Some suggest NY Times keep the Red Sox, sell the newspaper
In their Christmas editorial, the NY Times opens by selling their own religion-the business of so-called carbon offsets used to assuage offenders of imaginary man-made global warming. The actual reason for Christmas takes a back seat:
- (NY Times, 'When Christmas Comes,' 12/24/08): "This year, you may be wondering about the carbon equation of a Christmas tree.
- You may have replaced the old incandescent Christmas lights and their crazed, fragile bulbs with strands of L.E.D.’s that turn from green to blue.

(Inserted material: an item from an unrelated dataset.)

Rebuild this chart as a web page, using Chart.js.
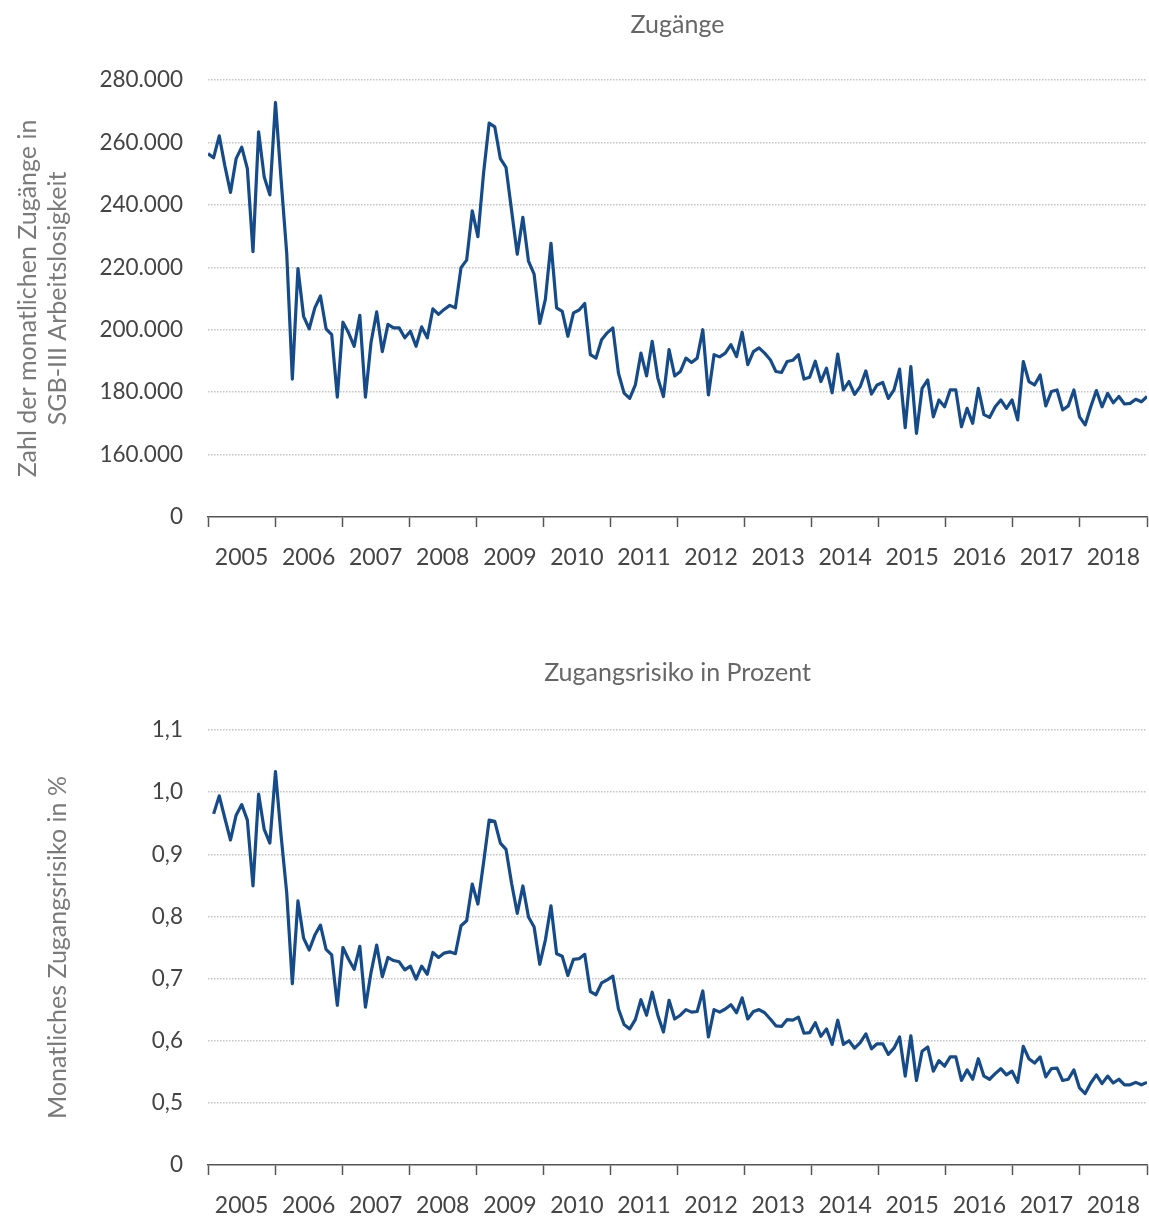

You may have given each other newly planted trees on the edge of the rain forest
- From Warner Todd Huston's Redstate post on the Times' editorial:
"And, lastly, it cannot escape notice that, as I hinted above, The New York Times does once mention the person for whom this day was named.
- Jesus Christ makes no showing at all in the Times piece.
- Why does Christmas have those “gestures of generosity and thankfulness,” anyway?
- The Times does not mention why.
It is, of course, because of the generosity and thankfulness taught us by Jesus Christ whose birthday we celebrate on December 25th.
- It certainly wasn’t for the holiday that Christmas overtook, Saturnalia. That day was a day of debauchery, mean-spirited pranks, drinking and fist fights. It was not the day of peace and love that is Christ’s birthday celebration.
So, for The New York Times, Christmas is not a day to celebrate the birth of Christ. It is a day
- to calculate a carbon footprint, a day to bemoan how far America has fallen, and a day
- to contemplate phony sentimentality devoid of its religious moorings.
Yeah. Merry Christmas, New York Times. Merry Christmas, indeed."...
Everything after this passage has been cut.